A Far Fetched Resolution

I’ll tell you what happens with impossible promises. You start with far-fetched resolutions. They are then pickled into a rigid dogma, a code, you go through the years sticking to that, out-dated, misplaced, irrelevant to the real needs, and you end up in the grotesque chaos of a Labour council, a Labour council hiring taxis to scuttle round the city handing out redundancy notices to its own workers. I’ll tell you.. You can’t play politics with people’s jobs and with people’s services.

Sunday, April 30, 2006

Groundhog day

Revelations that the Conservatives spent £1,269 for five Groundhogs plus £1,410 on a Whack-a-Mole animated game during the general election have amused me this week...

But it's Groundhog day for another reason. Antonia has already blogged the details of this but Charles Steele the Conservative candidate in the ward where I'm living in Oxford spent some time at in one of Her Majesty's local establishments the other week after having a number of names on his nominations queried, apparently by the people who's names they were.

This appears to be an unfortunate way to end one's political career before it starts. Charles Steele was President-elect of OUCA, The Oxford University Conservative association which was famously and tastefully once advertised as the largest youth political society in Europe, since the Hitler Youth. He was also pictured in a number of national newspaper Diary columns dancing hilariously with diminuitive Shadow Cabineteer Alan Duncan.
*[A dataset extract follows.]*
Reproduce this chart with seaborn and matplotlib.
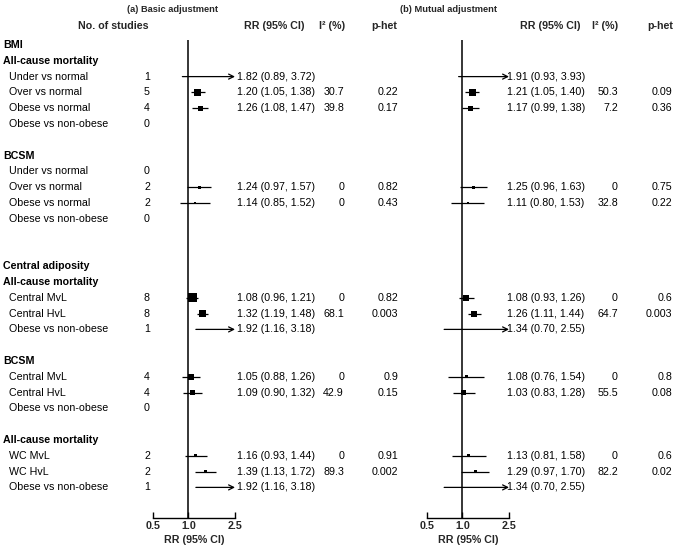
import numpy as np
import pandas as pd
import matplotlib
matplotlib.use("Agg")
import matplotlib.pyplot as plt
import matplotlib.transforms as mtrans
from matplotlib.ticker import NullLocator
import seaborn as sns

# ---- data -------------------------------------------------------------
row_labels = ["BMI", "All-cause mortality", "Under vs normal", "Over vs normal",
              "Obese vs normal", "Obese vs non-obese", "",
              "BCSM", "Under vs normal", "Over vs normal", "Obese vs normal",
              "Obese vs non-obese", "", "",
              "Central adiposity", "All-cause mortality", "Central MvL",
              "Central HvL", "Obese vs non-obese", "",
              "BCSM", "Central MvL", "Central HvL", "Obese vs non-obese", "",
              "All-cause mortality", "WC MvL", "WC HvL", "Obese vs non-obese"]

n_studies = [None, None, 1, 5, 4, 0, None,
             None, 0, 2, 2, 0, None, None,
             None, None, 8, 8, 1, None,
             None, 4, 4, 0, None,
             None, 2, 2, 1]

N = None
basic_rr = [N, N, 1.82, 1.20, 1.26, N, N, N, N, 1.24, 1.14, N, N, N,
            N, N, 1.08, 1.32, 1.92, N, N, 1.05, 1.09, N, N, N, 1.16, 1.39, 1.92]
basic_lo = [N, N, 0.89, 1.05, 1.08, N, N, N, N, 0.97, 0.85, N, N, N,
            N, N, 0.96, 1.19, 1.16, N, N, 0.88, 0.90, N, N, N, 0.93, 1.13, 1.16]
basic_hi = [N, N, 3.72, 1.38, 1.47, N, N, N, N, 1.57, 1.52, N, N, N,
            N, N, 1.21, 1.48, 3.18, N, N, 1.26, 1.32, N, N, N, 1.44, 1.72, 3.18]
basic_i2 = ["", "", "", "30.7", "39.8", "", "", "", "", "0", "0", "", "", "",
            "", "", "0", "68.1", "", "", "", "0", "42.9", "", "", "", "0", "89.3", ""]
basic_p = ["", "", "", "0.22", "0.17", "", "", "", "", "0.82", "0.43", "", "", "",
           "", "", "0.82", "0.003", "", "", "", "0.9", "0.15", "", "", "", "0.91", "0.002", ""]

mutual_rr = [N, N, 1.91, 1.21, 1.17, N, N, N, N, 1.25, 1.11, N, N, N,
             N, N, 1.08, 1.26, 1.34, N, N, 1.08, 1.03, N, N, N, 1.13, 1.29, 1.34]
mutual_lo = [N, N, 0.93, 1.05, 0.99, N, N, N, N, 0.96, 0.80, N, N, N,
             N, N, 0.93, 1.11, 0.70, N, N, 0.76, 0.83, N, N, N, 0.81, 0.97, 0.70]
mutual_hi = [N, N, 3.93, 1.40, 1.38, N, N, N, N, 1.63, 1.53, N, N, N,
             N, N, 1.26, 1.44, 2.55, N, N, 1.54, 1.28, N, N, N, 1.58, 1.70, 2.55]
mutual_i2 = ["", "", "", "50.3", "7.2", "", "", "", "", "0", "32.8", "", "", "",
             "", "", "0", "64.7", "", "", "", "0", "55.5", "", "", "", "0", "82.2", ""]
mutual_p = ["", "", "", "0.09", "0.36", "", "", "", "", "0.75", "0.22", "", "", "",
            "", "", "0.6", "0.003", "", "", "", "0.8", "0.08", "", "", "", "0.6", "0.02", ""]

# box sides in pixels (study weight)
basic_box = [0, 0, 1, 7, 5, 0, 0, 0, 0, 3, 2, 0, 0, 0,
             0, 0, 9, 7, 1, 0, 0, 6, 5, 0, 0, 0, 3, 3, 1]
mutual_box = [0, 0, 1, 7, 5, 0, 0, 0, 0, 3, 2, 0, 0, 0,
              0, 0, 6, 6, 1, 0, 0, 3, 5, 0, 0, 0, 3, 3, 1]

# ---- layout -----------------------------------------------------------
W, H = 676, 552
FS = 7.7
ROW0, ROWH = 45, 15.8          # pixel y of first row, row step
AX_TOP, AX_BOT = 40, 518
XMAX_AXIS = 2.5

sns.set_theme(style="white")
plt.rcParams["font.family"] = ["Liberation Sans", "DejaVu Sans"]

fig = plt.figure(figsize=(W / 100, H / 100), dpi=100)
fig.patch.set_facecolor("white")


def fx(px):
    return px / W


def fy(py):
    return 1 - py / H


def make_axes(x0, x1):
    ax = fig.add_axes([fx(x0), fy(AX_BOT), (x1 - x0) / W, (AX_BOT - AX_TOP) / H])
    return ax


def draw_panel(ax, rr, lo, hi, box):
    df = pd.DataFrame({"row": np.arange(len(rr)), "rr": rr, "lo": lo,
                       "hi": hi, "box": box}).dropna(subset=["rr"])
    df["area"] = (df["box"].astype(float) * 0.72) ** 2
    ax.set_xscale("log")
    ax.axvline(1.0, color="black", lw=1.1, zorder=1)
    for _, r in df.iterrows():
        if r["hi"] > XMAX_AXIS:
            ax.annotate("", xy=(XMAX_AXIS, r["row"]), xytext=(r["lo"], r["row"]),
                        arrowprops=dict(arrowstyle="->", color="black", lw=0.9,
                                        shrinkA=0, shrinkB=0, mutation_scale=9))
        else:
            ax.hlines(r["row"], r["lo"], r["hi"], color="black", lw=0.9, zorder=2)
    sns.scatterplot(data=df, x="rr", y="row", size="area",
                    sizes={a: a for a in df["area"].unique()},
                    marker="s", color="black", linewidth=0,
                    legend=False, ax=ax, zorder=3)
    ax.set_xlim(0.5, XMAX_AXIS)
    ax.set_ylim((AX_BOT - ROW0) / ROWH, (AX_TOP - ROW0) / ROWH)
    ax.set_xticks([0.5, 1.0, 2.5])
    ax.xaxis.set_minor_locator(NullLocator())
    ax.set_xticklabels(["0.5", "1.0", "2.5"], fontweight="bold", fontsize=FS)
    ax.set_yticks([])
    ax.set_ylabel("")
    ax.set_xlabel("RR (95% CI)", fontweight="bold", fontsize=FS, labelpad=3)
    for s in ["top", "right", "left"]:
        ax.spines[s].set_visible(False)
    ax.spines["bottom"].set_color("black")
    ax.spines["bottom"].set_linewidth(1)
    ax.tick_params(axis="x", direction="in", length=4, width=1,
                   color="black", pad=2, bottom=True)
    ax.patch.set_visible(False)


axL = make_axes(153, 235)
axR = make_axes(427, 509)
draw_panel(axL, basic_rr, basic_lo, basic_hi, basic_box)
draw_panel(axR, mutual_rr, mutual_lo, mutual_hi, mutual_box)

tr = mtrans.blended_transform_factory(fig.transFigure, axL.transData)


def put(px, row, s, ha="left", bold=False):
    axL.text(fx(px), row, s, transform=tr, ha=ha, va="center", fontsize=FS,
             fontweight="bold" if bold else "normal", color="black", clip_on=False)


for i, lab in enumerate(row_labels):
    if not lab:
        continue
    is_head = n_studies[i] is None
    put(3 if is_head else 9, i, lab, bold=is_head)
    if not is_head:
        put(147, i, str(n_studies[i]), ha="center")

for rr, lo, hi, i2, p, x_rr, x_i2, x_p in [
        (basic_rr, basic_lo, basic_hi, basic_i2, basic_p, 237, 344, 398),
        (mutual_rr, mutual_lo, mutual_hi, mutual_i2, mutual_p, 507, 618, 672)]:
    for i in range(len(rr)):
        if rr[i] is None:
            continue
        put(x_rr, i, f"{rr[i]:.2f} ({lo[i]:.2f}, {hi[i]:.2f})")
        put(x_i2, i, i2[i], ha="right")
        put(x_p, i, p[i], ha="right")

# column headers
for px, s in [(113, "No. of studies"), (274, "RR (95% CI)"), (332, "I² (%)"),
              (384, "p-het"), (550, "RR (95% CI)"), (605, "I² (%)"), (660, "p-het")]:
    fig.text(fx(px), fy(26), s, ha="center", va="center", fontsize=FS,
             fontweight="bold")

fig.text(fx(172), fy(10), "(a) Basic adjustment", ha="center", va="center",
         fontsize=6.7, fontweight="bold")
fig.text(fx(449), fy(10), "(b) Mutual adjustment", ha="center", va="center",
         fontsize=6.7, fontweight="bold")

fig.savefig("out.png", dpi=100, facecolor="white")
OUCA is the Alma Mater of William Hague, Boris Johnston and a host of others. But this bastion of modern, compassionate Conservative values, had a brush with the law in suprisingly similar fashion not so long ago.

"Oxford Student > TT2002 Week 7 > News > Election fraud
Election fraud"
By Amy Pickvance
It has emerged that signatures were forged on local election nomination forms for Conservative Party candidates against the wishes of Oxford University Conservative Association members.
Christian Langkamp, a finalist at Lincoln College, discovered his name had been used to nominate a Conservative candidate for Carfax in the May 2nd elections after a friend noticed his name on their website. "
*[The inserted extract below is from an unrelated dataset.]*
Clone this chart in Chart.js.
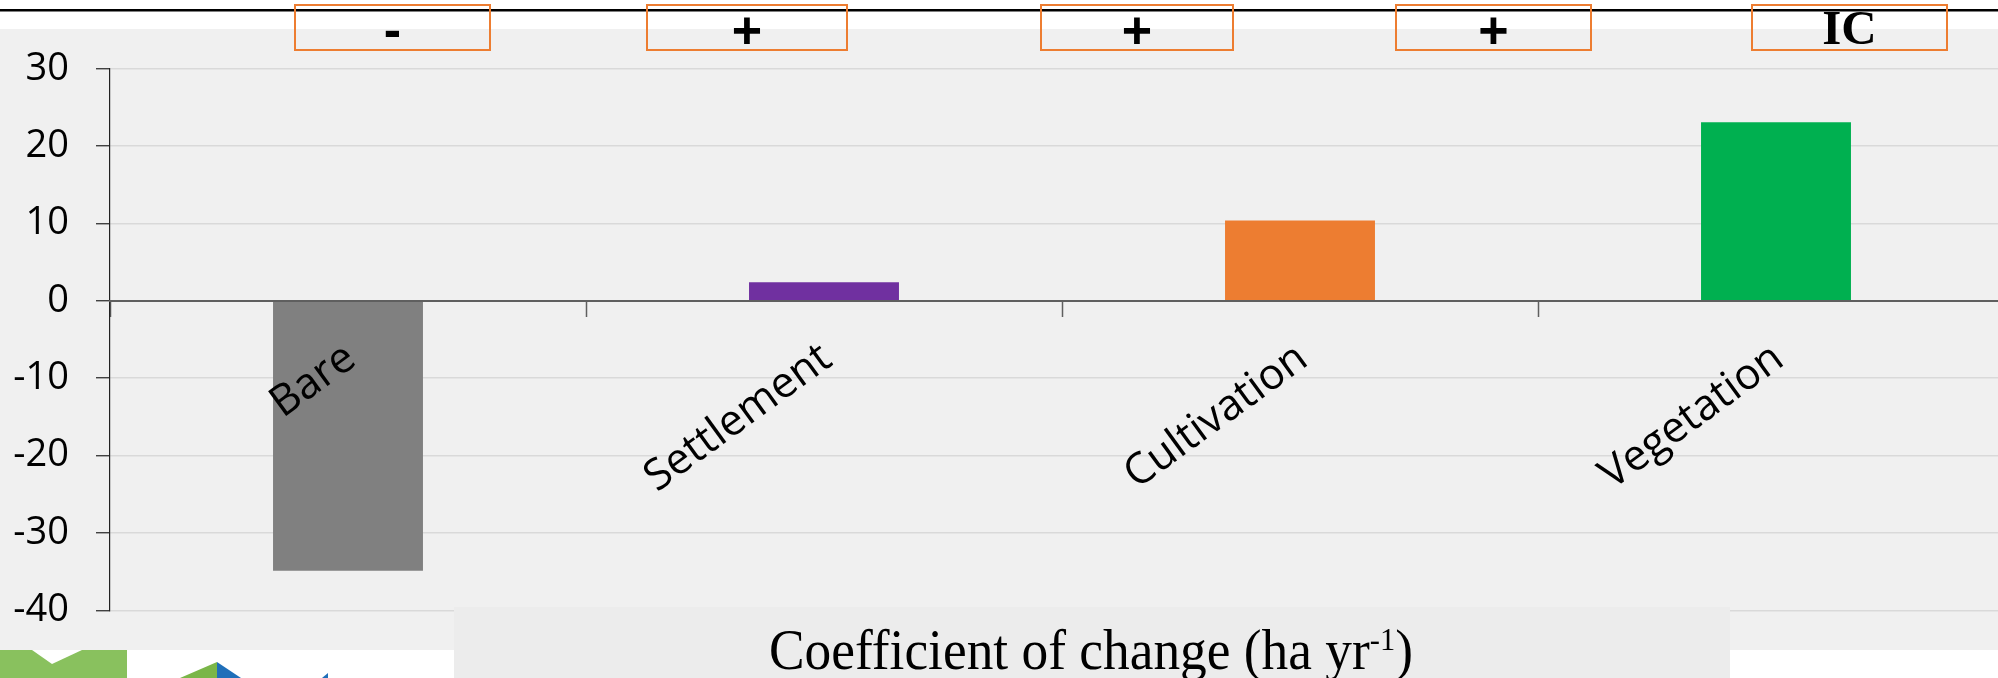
<!DOCTYPE html>
<html>
<head>
<meta charset="utf-8">
<script src="https://cdn.jsdelivr.net/npm/chart.js@4.4.1/dist/chart.umd.min.js"></script>
<style>
  html, body { margin: 0; padding: 0; width: 1998px; height: 678px; overflow: hidden; background: #ffffff; }
  canvas { display: block; }
</style>
</head>
<body>
<canvas id="chart" width="2030" height="678"></canvas>
<script>
// Land-cover classes and their rate of change (ha per year)
const categories = ['Bare', 'Settlement', 'Cultivation', 'Vegetation'];
const coefficients = [-34.9, 2.4, 10.4, 23.1];
const barColors = ['#808080', '#7030a0', '#ed7d31', '#00b050'];

// Value axis range and tick spacing
const yMin = -40;
const yMax = 30;
const yStep = 10;

// Trend markers shown in the boxes along the top
const trendSigns = ['-', '+', '+', '+', 'IC'];

// Caption below the plot: main text, superscript, closing text
const captionMain = 'Coefficient of change (ha yr';
const captionSup = '-1';
const captionEnd = ')';

// Layout of the page furniture (pixels)
const markerBoxes = [[294, 491], [646, 848], [1040, 1234], [1395, 1592], [1751, 1948]];
const markerTop = 4, markerBottom = 51;
const markerInkCenterY = { '-': 33, '+': 30.3 };
const icBaseline = 44.3;

const pageDecor = {
  id: 'pageDecor',
  beforeDraw(chart) {
    const ctx = chart.ctx;
    ctx.save();
    ctx.fillStyle = '#ffffff';
    ctx.fillRect(0, 0, chart.width, chart.height);
    ctx.fillStyle = '#f0f0f0';
    ctx.fillRect(0, 29, chart.width, 621);
    ctx.fillStyle = '#000000';
    ctx.fillRect(0, 9, chart.width, 2.5);
    ctx.restore();
  },
  afterDraw(chart) {
    const ctx = chart.ctx;
    ctx.save();

    // white strip along the bottom edge
    ctx.fillStyle = '#ffffff';
    ctx.fillRect(0, 650, chart.width, 28);

    // caption panel
    ctx.fillStyle = '#ececec';
    ctx.fillRect(454, 607, 1276, 71);
    const mainFont = '56px "Liberation Serif"';
    const supFont = '32px "Liberation Serif"';
    ctx.font = mainFont;
    const wMain = ctx.measureText(captionMain).width;
    const wEnd = ctx.measureText(captionEnd).width;
    ctx.font = supFont;
    const wSup = ctx.measureText(captionSup).width;
    const natural = wMain + wSup + wEnd;
    const targetWidth = 644;
    const sx = targetWidth / natural;
    ctx.save();
    ctx.translate(1091 - targetWidth / 2, 0);
    ctx.scale(sx, 1);
    ctx.fillStyle = '#000000';
    ctx.textBaseline = 'alphabetic';
    ctx.textAlign = 'left';
    ctx.font = mainFont;
    ctx.fillText(captionMain, 0, 669);
    ctx.font = supFont;
    ctx.fillText(captionSup, wMain, 650);
    ctx.font = mainFont;
    ctx.fillText(captionEnd, wMain + wSup, 669);
    ctx.restore();

    // logo fragment in the lower left corner
    ctx.fillStyle = '#89c15e';
    ctx.fillRect(0, 650, 127, 28);
    ctx.fillStyle = '#ffffff';
    ctx.beginPath();
    ctx.moveTo(32, 650); ctx.lineTo(52, 664); ctx.lineTo(82, 650); ctx.closePath();
    ctx.fill();
    ctx.fillStyle = '#7ab648';
    ctx.beginPath();
    ctx.moveTo(180, 678); ctx.lineTo(217, 662); ctx.lineTo(217, 678); ctx.closePath();
    ctx.fill();
    ctx.fillStyle = '#1f6fb9';
    ctx.beginPath();
    ctx.moveTo(217, 662); ctx.lineTo(241, 678); ctx.lineTo(217, 678); ctx.closePath();
    ctx.fill();
    ctx.beginPath();
    ctx.moveTo(322, 678); ctx.lineTo(328, 673); ctx.lineTo(328, 678); ctx.closePath();
    ctx.fill();

    // trend marker boxes
    ctx.strokeStyle = '#ed7d31';
    ctx.lineWidth = 2;
    ctx.fillStyle = '#000000';
    ctx.textAlign = 'center';
    ctx.textBaseline = 'alphabetic';
    markerBoxes.forEach(([l, r], i) => {
      ctx.strokeRect(l + 1, markerTop + 1, r - l - 2, markerBottom - markerTop - 2);
      const sign = trendSigns[i];
      const cx = (l + r) / 2;
      if (sign === 'IC') {
        ctx.font = 'bold 49px "Liberation Serif"';
        ctx.fillText(sign, cx, icBaseline);
      } else {
        ctx.font = 'bold 52px "Liberation Sans"';
        const m = ctx.measureText(sign);
        const base = markerInkCenterY[sign] + (m.actualBoundingBoxAscent - m.actualBoundingBoxDescent) / 2;
        ctx.fillText(sign, cx, base);
      }
    });

    ctx.restore();
  }
};

function drawChart() {
  const ctx = document.getElementById('chart').getContext('2d');
  new Chart(ctx, {
    type: 'bar',
    data: {
      labels: categories,
      datasets: [{
        data: coefficients,
        backgroundColor: barColors,
        borderWidth: 0,
        barPercentage: 0.315,
        categoryPercentage: 1
      }]
    },
    options: {
      responsive: false,
      animation: false,
      devicePixelRatio: 1,
      layout: { padding: { top: 68.8, bottom: 67.7, left: 0, right: 16 } },
      plugins: {
        legend: { display: false },
        tooltip: { enabled: false }
      },
      scales: {
        x: {
          position: { y: 0 },
          offset: true,
          grid: {
            drawOnChartArea: false,
            drawTicks: true,
            tickLength: 15,
            tickColor: '#5f5f5f',
            tickWidth: 1.5,
            offset: true
          },
          border: { display: true, color: '#5f5f5f', width: 2, z: 1 },
          ticks: {
            font: { family: '"Open Sans"', size: 43 },
            color: '#000000',
            minRotation: 36,
            maxRotation: 36,
            padding: 17,
            labelOffset: 3,
            autoSkip: false,
            z: 1
          }
        },
        y: {
          min: yMin,
          max: yMax,
          ticks: {
            stepSize: yStep,
            font: { family: '"Open Sans"', size: 38 },
            color: '#000000',
            padding: 27
          },
          grid: {
            color: '#d9d9d9',
            lineWidth: 1.5,
            tickLength: 14,
            tickColor: '#222222',
            tickWidth: 1.2
          },
          border: { color: '#222222', width: 1.2 },
          afterFit(scale) { scale.width = 110; }
        }
      }
    },
    plugins: [pageDecor]
  });
}

const fontSpecs = ['38px "Open Sans"', '43px "Open Sans"', '56px "Liberation Serif"',
  'bold 49px "Liberation Serif"', 'bold 52px "Liberation Sans"'];
Promise.all(fontSpecs.map(f => document.fonts.load(f))).catch(() => {}).then(drawChart);
</script>
</body>
</html>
I haven't been able to find anwhere on the Web anything that confirms how this sorry tale ended.

I should remember as I was the Labour candidate at that election, finishing behind both the Lib Dems, the two Green candidates and my fellow Labour candidate Tim Waters who picked up 3 votes by going to a residents association meeting on the eve of poll (whilst I was helping out in a key ward elsewhere I hasten to add) and hence beat me into a respectable 6th place. We did, however, leave the Tories trailing in 7th and 8th.

I was also Chair of the Oxford University Labour Club in the same term, as Nick Bennett, the accused candidate in 2002 was President of OUCA. I always thought he was a decent if deluded bloke and therefore was a bit sad to see him get himself into such trouble.

A hilarious incident should have alerted me to the potential for malpractice that year when a Conservative candidate for the ward I lived in at the time rang to beg me to sign his nomination forms as he couldn't find ten people. (The perils of waiting til the holidays to get nominations in a ward that's more than 90% student).

I pointed out that:

1. I was a candidate
2. I was a member of the Labour Party and would be kicked out for nominating him
3. I was in Liverpool
4. I didn't like Tories

He seemed disappointed and asked for the mobile number of a mutual friend to ask him.

So I pointed out that:

1. He was a candidate
2. He was a member of the Labour Party and would be kicked out for nominating him
3. He didn't like Tories

The poor guy sounded desperate, but we have no reason to believe that he didn't succesfully get 10 nominations as none of his ten reported their surprise at being so named.

In another amusing post-script, Nick Bennett the accused Conservative candidate was apparently later made Returning Officer for the Oxford University Students Union elections.